We improve upon the engagement prediction approach of Celiktutan et al. [18] firstly using just the multimodal features and secondly in conjunction with predicted Big Five personality traits. We extract physiological features and first-person vision features from the MHHRI dataset. The accuracy of our predictions for the Big Five traits using multimodal features is better than Celiktutan et al. [18], especially in HRI settings.

In their work, Salam et al. [11] also incorporated the Big Five scores obtained from the MHHRI dataset, along with other multimodal features to improve the predictions of engaging behaviour. To better demonstrate the benefit of including personality in the pipeline, we quantify the correlation between Big Five traits and engaging behaviour. Unlike the work by Salam et al. [11], we don’t stop at incorporating Big Five traits into the pipeline; we also introduce an interpersonal behavioural model. We show that this further improves the accuracy and strengthens the pipeline to predict engaging behaviour. The interpersonal behavioural model that we use is Triandis’ Theory of Interpersonal Behaviour (TIB).

The refined model of the TIB proposed by Jackson [22] indicates that interpersonal human behaviour may be primarily influenced by four types of factors: attitude, social factors, affect, and habits. According to the TIB, emotions come under the umbrella of affect and thus influence interpersonal human behaviour. Therefore, according to the TIB, in human-human interactions, both attitude and emotions are factors influencing engaging behaviour.

We show that even in a human-robot setting, attitude and emotion are indeed highly correlated with engaging behaviour. Their correlation patterns provide various insights as discussed below and in future sections, and justify the use of attitude and emotions to make inferences about engaging behaviour.
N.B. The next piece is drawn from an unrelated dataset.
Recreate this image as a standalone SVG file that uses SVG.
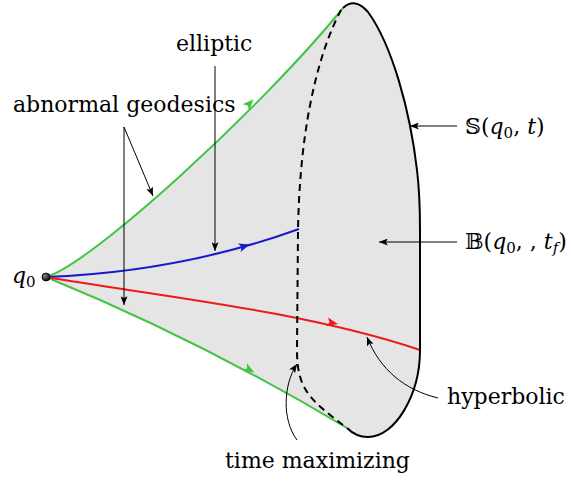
<svg xmlns="http://www.w3.org/2000/svg" width="571" height="481" viewBox="0 0 571 481">
<style>
.lbl{font-family:"DejaVu Serif","Liberation Serif",serif;font-size:22px;fill:#000}
.ann{fill:none;stroke:#000;stroke-width:1}
.geo{fill:none;stroke-width:2}
</style>
<defs>
<marker id="ah" viewBox="0 0 10 8" refX="10" refY="4" markerWidth="9" markerHeight="7" orient="auto" markerUnits="userSpaceOnUse">
<path d="M0,0 L10,4 L0,8 L2,4 Z" fill="#000"/>
</marker>
<path id="ch" d="M-6,-4.5 L5,0 L-6,4.5 L-3.5,0 Z"/>
<radialGradient id="ball" cx="0.35" cy="0.35" r="0.7">
<stop offset="0" stop-color="#888"/>
<stop offset="1" stop-color="#000"/>
</radialGradient>
</defs>
<g id="region">
<path d="M46,277 C90,265 260,110 343,8 Q355,-3 368,12 C392,45 410,110 417,170 Q420,195 420,230 L420,350 C420,395 395,437 368,437 Q356,437 347,428 Q200,340 46,277 Z" fill="#e5e5e5" stroke="none"/>
</g>
<g id="connectors">
<path id="green-upper" class="geo" d="M46,277 C90,265 260,110 343,8" stroke="#44c444"/>
<path id="green-lower" class="geo" d="M46,277 Q200,340 347,428" stroke="#44c444"/>
<path id="blue" class="geo" d="M46,277 Q180,272 299,229" stroke="#1a1acc"/>
<path id="red" class="geo" d="M46,277 C150,295 300,310 420,350" stroke="#f01818"/>
<use href="#ch" fill="#44c444" transform="translate(250,103) rotate(-47)"/>
<use href="#ch" fill="#44c444" transform="translate(250,370) rotate(29)"/>
<use href="#ch" fill="#1a1acc" transform="translate(245,246) rotate(-17)"/>
<use href="#ch" fill="#f01818" transform="translate(333,323) rotate(11)"/>
<path id="time-max-front" d="M341,10 C320,50 300,120 298,230 L297,350 C297,390 310,400 347,428" fill="none" stroke="#000" stroke-width="2" stroke-dasharray="7,5"/>
<path id="sphere" d="M343,8 Q355,-3 368,12 C392,45 410,110 417,170 Q420,195 420,230 L420,350 C420,395 395,437 368,437 Q356,437 347,428" fill="none" stroke="#000" stroke-width="2"/>
<path class="ann" d="M215,66 L215,251" marker-end="url(#ah)"/>
<path class="ann" d="M124,127 L124,305" marker-end="url(#ah)"/>
<path class="ann" d="M124,127 L153,196" marker-end="url(#ah)"/>
<path class="ann" d="M457,126 L410,126" marker-end="url(#ah)"/>
<path class="ann" d="M457,242 L379,242" marker-end="url(#ah)"/>
<path class="ann" d="M438,398 C405,390 380,370 367,337" marker-end="url(#ah)"/>
<path class="ann" d="M297,440 C282,420 283,385 297,364" marker-end="url(#ah)"/>
</g>
<g id="q0">
<circle cx="46" cy="277" r="4" fill="url(#ball)" stroke="#000" stroke-width="0.8"/>
<text class="lbl" x="12" y="283"><tspan font-style="italic">q</tspan><tspan font-size="15" dy="4">0</tspan></text>
</g>
<g id="elliptic"><text class="lbl" x="176" y="51">elliptic</text></g>
<g id="abnormal"><text class="lbl" x="13" y="112">abnormal geodesics</text></g>
<g id="S"><text class="lbl" x="465" y="134">𝕊(<tspan font-style="italic">q</tspan><tspan font-size="15" dy="4">0</tspan><tspan dy="-4">, </tspan><tspan font-style="italic">t</tspan>)</text></g>
<g id="B"><text class="lbl" x="465" y="249">𝔹(<tspan font-style="italic">q</tspan><tspan font-size="15" dy="4">0</tspan><tspan dy="-4">, , </tspan><tspan font-style="italic">t</tspan><tspan font-size="15" font-style="italic" dy="4">f</tspan><tspan dy="-4">)</tspan></text></g>
<g id="hyperbolic"><text class="lbl" x="447" y="404">hyperbolic</text></g>
<g id="timemax"><text class="lbl" x="225" y="468">time maximizing</text></g>
</svg>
To obtain inferences about attitude and emotion from the multimodal data and Big Five trait scores, we use the Interpersonal Circumplex (IPC) [23, 24] as an interface between personality and the two influencers of behaviour, attitude and emotion. Previous work [21] with the IPC gives a procedure to project the Big Five personality traits onto the IPC. Russell [25] proposes a circumplex of emotion corresponding to the IPC. Methods like the Interpersonal Check List (ICL) [26] and Interpersonal Adjective Scales (IAS) [27] exist, that build upon IPC to measure the perception of attitudes [28].
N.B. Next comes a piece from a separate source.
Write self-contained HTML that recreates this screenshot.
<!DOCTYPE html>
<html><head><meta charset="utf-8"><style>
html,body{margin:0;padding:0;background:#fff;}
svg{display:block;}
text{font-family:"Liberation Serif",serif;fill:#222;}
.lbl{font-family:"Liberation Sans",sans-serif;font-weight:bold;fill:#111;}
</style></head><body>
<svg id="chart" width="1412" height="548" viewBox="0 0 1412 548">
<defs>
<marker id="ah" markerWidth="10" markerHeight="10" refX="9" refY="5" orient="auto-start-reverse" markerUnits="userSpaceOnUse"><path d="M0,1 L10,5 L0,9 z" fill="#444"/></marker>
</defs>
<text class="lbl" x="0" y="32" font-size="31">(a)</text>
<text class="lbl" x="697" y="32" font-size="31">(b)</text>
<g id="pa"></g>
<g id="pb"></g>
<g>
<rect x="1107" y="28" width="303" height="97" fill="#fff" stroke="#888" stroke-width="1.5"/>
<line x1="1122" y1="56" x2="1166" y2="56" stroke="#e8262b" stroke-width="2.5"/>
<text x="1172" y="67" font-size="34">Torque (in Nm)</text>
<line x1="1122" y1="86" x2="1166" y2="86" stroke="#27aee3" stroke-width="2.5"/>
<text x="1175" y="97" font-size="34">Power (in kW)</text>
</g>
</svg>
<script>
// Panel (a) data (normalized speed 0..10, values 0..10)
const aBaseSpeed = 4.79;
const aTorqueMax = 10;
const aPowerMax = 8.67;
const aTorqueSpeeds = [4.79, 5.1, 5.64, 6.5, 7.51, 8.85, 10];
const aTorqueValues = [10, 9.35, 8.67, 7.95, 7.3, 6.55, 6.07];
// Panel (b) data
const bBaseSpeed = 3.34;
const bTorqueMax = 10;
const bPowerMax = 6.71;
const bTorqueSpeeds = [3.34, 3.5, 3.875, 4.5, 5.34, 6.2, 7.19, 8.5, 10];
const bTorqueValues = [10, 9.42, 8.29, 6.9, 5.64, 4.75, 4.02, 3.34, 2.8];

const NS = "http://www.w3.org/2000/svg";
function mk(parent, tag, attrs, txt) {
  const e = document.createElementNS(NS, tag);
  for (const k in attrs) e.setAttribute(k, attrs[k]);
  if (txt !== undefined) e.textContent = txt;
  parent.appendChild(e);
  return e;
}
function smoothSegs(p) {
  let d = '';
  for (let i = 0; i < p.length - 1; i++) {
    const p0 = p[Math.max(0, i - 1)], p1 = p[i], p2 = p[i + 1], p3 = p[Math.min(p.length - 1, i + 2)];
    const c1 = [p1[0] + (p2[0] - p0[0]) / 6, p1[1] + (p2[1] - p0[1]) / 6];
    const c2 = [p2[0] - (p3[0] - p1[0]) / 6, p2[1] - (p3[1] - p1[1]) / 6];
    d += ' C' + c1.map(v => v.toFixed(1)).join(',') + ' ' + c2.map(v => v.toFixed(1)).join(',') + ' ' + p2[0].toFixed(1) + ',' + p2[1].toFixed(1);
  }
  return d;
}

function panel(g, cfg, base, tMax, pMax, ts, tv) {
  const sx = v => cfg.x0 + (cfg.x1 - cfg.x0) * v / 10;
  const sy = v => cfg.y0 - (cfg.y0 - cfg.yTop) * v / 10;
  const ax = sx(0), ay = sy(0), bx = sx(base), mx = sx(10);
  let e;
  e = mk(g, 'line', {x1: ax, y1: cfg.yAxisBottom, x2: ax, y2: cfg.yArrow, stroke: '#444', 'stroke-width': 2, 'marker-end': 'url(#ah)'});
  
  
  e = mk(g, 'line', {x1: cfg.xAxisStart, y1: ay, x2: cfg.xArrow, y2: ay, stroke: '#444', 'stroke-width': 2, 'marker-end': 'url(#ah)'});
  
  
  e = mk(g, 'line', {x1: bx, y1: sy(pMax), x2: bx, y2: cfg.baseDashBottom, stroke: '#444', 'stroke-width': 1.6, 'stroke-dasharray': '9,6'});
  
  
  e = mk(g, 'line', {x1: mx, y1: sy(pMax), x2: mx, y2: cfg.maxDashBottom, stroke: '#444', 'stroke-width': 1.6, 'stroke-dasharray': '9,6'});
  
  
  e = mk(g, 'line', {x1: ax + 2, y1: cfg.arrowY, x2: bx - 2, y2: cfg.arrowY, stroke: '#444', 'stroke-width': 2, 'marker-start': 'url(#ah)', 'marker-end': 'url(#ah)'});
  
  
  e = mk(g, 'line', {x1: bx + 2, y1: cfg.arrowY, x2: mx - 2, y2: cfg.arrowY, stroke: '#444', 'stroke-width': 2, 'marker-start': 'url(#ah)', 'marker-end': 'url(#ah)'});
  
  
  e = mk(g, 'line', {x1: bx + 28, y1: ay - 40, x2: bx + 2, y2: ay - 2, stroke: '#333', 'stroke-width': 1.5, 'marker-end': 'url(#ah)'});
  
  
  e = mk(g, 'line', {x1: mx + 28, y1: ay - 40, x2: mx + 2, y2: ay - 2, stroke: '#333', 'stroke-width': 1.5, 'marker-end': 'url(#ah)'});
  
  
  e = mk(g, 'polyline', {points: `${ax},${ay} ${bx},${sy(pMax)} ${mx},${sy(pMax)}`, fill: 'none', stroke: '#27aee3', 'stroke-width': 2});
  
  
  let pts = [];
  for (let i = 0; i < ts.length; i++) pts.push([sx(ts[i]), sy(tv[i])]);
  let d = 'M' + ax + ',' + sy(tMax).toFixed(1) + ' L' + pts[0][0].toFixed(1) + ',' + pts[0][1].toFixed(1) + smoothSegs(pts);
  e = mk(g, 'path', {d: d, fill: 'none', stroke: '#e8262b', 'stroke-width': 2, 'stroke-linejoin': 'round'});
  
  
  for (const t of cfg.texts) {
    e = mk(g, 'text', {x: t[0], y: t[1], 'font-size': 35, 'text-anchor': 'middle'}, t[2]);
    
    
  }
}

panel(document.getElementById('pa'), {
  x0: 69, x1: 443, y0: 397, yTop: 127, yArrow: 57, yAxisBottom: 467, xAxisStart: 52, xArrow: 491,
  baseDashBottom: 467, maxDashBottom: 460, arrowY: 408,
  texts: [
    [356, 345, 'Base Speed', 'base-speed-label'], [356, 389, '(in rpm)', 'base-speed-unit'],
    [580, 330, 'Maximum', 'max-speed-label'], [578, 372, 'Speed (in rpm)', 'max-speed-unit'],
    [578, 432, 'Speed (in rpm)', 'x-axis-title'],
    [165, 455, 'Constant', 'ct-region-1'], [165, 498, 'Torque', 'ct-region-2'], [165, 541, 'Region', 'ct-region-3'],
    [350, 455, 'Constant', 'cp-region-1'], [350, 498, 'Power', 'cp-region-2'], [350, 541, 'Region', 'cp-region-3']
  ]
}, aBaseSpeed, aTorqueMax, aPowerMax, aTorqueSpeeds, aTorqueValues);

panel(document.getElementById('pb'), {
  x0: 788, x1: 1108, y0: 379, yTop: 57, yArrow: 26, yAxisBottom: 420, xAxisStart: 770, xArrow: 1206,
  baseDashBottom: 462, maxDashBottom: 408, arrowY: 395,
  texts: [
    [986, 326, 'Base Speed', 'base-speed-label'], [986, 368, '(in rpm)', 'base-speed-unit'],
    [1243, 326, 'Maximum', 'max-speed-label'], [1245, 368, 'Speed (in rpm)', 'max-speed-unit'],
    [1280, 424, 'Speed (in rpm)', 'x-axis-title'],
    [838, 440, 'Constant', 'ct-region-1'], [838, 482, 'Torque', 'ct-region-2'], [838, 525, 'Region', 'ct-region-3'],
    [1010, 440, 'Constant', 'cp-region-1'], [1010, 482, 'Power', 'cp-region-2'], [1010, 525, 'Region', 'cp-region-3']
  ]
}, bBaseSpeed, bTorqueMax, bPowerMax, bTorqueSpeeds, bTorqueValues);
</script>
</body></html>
We contribute a novel mechanism to go from Big Five personality traits to attitude and emotion. The mechanism exploits the interpretability of the IPC in behaviour, attitude, and emotion evaluations. The Big Five traits predicted from multimodal features are grouped as a 5-tuple personality embedding, that is then projected onto the IPC in the sectors corresponding to each trait [21], resulting in five vectors. Measures of attitude and emotion are obtained using the magnitudes and directions of these five vectors. Finally, we obtain behavioural inferences based on the attitude and emotion measures. This completes our pipeline to model engaging behaviour based on the TIB and the IPC.
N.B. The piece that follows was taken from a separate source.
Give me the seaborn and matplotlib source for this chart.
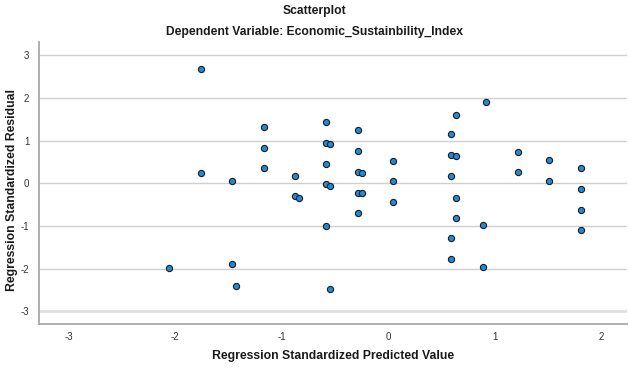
import matplotlib
matplotlib.use("Agg")
import matplotlib.pyplot as plt
import seaborn as sns
import pandas as pd

predicted = [-1.76, -1.76, -1.47, -1.17, -1.17, -1.17, -0.88, -0.88, -0.84,
             -0.585, -0.585, -0.545, -0.585, -0.585, -0.545, -0.585, -0.545,
             -0.29, -0.29, -0.29, -0.25, -0.29, -0.25, -0.29,
             0.04, 0.04, 0.04,
             0.59, 0.63, 0.59, 0.63, 0.59, 0.63, 0.63, 0.59, 0.59,
             0.92, 0.885, 0.885,
             1.22, 1.22, 1.51, 1.51,
             1.81, 1.81, 1.81, 1.81,
             -2.06, -1.47, -1.43]
residual = [2.68, 0.25, 0.05, 1.32, 0.83, 0.35, 0.16, -0.31, -0.34,
            1.43, 0.94, 0.91, 0.45, -0.03, -0.06, -1.00, -2.48,
            1.24, 0.75, 0.26, 0.24, -0.23, -0.24, -0.70,
            0.53, 0.05, -0.44,
            1.15, 1.61, 0.66, 0.64, 0.17, -0.34, -0.82, -1.29, -1.77,
            1.90, -0.98, -1.97,
            0.74, 0.26, 0.55, 0.06,
            0.36, -0.13, -0.62, -1.10,
            -1.99, -1.89, -2.41]

x_ticks = [-3, -2, -1, 0, 1, 2]
y_ticks = [-3, -2, -1, 0, 1, 2, 3]

title1 = "Scatterplot"
title2 = "Dependent Variable: Economic_Sustainbility_Index"
xlabel = "Regression Standardized Predicted Value"
ylabel = "Regression Standardized Residual"

df = pd.DataFrame({"pred": predicted, "resid": residual})

sns.set_style("white")
plt.rcParams["font.family"] = ["Liberation Sans", "DejaVu Sans"]

fig = plt.figure(figsize=(6.29, 3.71), dpi=100)
ax = fig.add_axes([39 / 629, 1 - 324 / 371, 588 / 629, (324 - 42) / 371])

for yv in y_ticks:
    ax.axhline(yv, color="#cfcfcf" if yv != -3 else "#e0e0e0",
               lw=1.0 if yv != -3 else 2.0, zorder=0)

sns.scatterplot(data=df, x="pred", y="resid", ax=ax, s=20,
                color="#1f8ad8", edgecolor="#1b1b1b", linewidth=0.8, zorder=3)

ax.set_xlim(-3.28, 2.24)
ax.set_ylim(-3.30, 3.31)
ax.set_xticks(x_ticks)
ax.set_yticks(y_ticks)
ax.set_xticklabels([str(v) for v in x_ticks])
ax.set_yticklabels([str(v) for v in y_ticks])
ax.tick_params(axis="both", length=0, labelsize=7, colors="#333333")
ax.tick_params(axis="x", pad=6)
ax.tick_params(axis="y", pad=7)

for side in ["top", "right"]:
    ax.spines[side].set_visible(False)
for side in ["left", "bottom"]:
    ax.spines[side].set_color("#a8a8a8")
    ax.spines[side].set_linewidth(1.3)

ax.set_xlabel(xlabel, fontsize=8.8, fontweight="bold", color="#1a1a1a")
ax.set_ylabel(ylabel, fontsize=8.8, fontweight="bold", color="#1a1a1a")
ax.xaxis.set_label_coords(0.5, (324 - 356) / 282)
ax.yaxis.set_label_coords((12 - 39) / 588, 0.475)
ax.xaxis.label.set_va("center")
ax.yaxis.label.set_va("center")

fig.text(0.5, 1 - 11 / 371, title1, ha="center", va="center",
         fontsize=8.7, fontweight="bold", color="#1a1a1a")
fig.text(0.5, 1 - 32 / 371, title2, ha="center", va="center",
         fontsize=8.7, fontweight="bold", color="#1a1a1a")

fig.savefig("out.png", dpi=100)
Prior to this, not much work appears to have been done to utilize personality and behavioural theories in a human-robot interaction setting. Our work gives empirical validation of various psychological results observed in engagement modelling in the following manner.

1. The highest correlation of emotion and attitude with engaging behaviour is observed for extraverted humans, in accordance with observations made by Glas and Pelachaud [1]. Hence, the correlation values we generate can be directly used in any engagement calculation, if the user’s extraversion is known.

2. The correlation of emotion and attitude scores to engaging behaviour is positive when these are generated using personality labels that the users give to themselves. This corroborates the TIB’s claim that self-concept also determines behaviour [14]. It also suggests that if we know a human’s perception of their personality, we can determine their behaviour with greater accuracy.

3. Wegrzyn et al. [29] establish a correspondence between emotions and various parts of the human face. The TIB emphasizes the importance of emotions while predicting behaviour. Our pipeline unites these two results by first using facial features extracted from multimodal data to generate emotion scores, and then using the same to obtain engaging behaviour.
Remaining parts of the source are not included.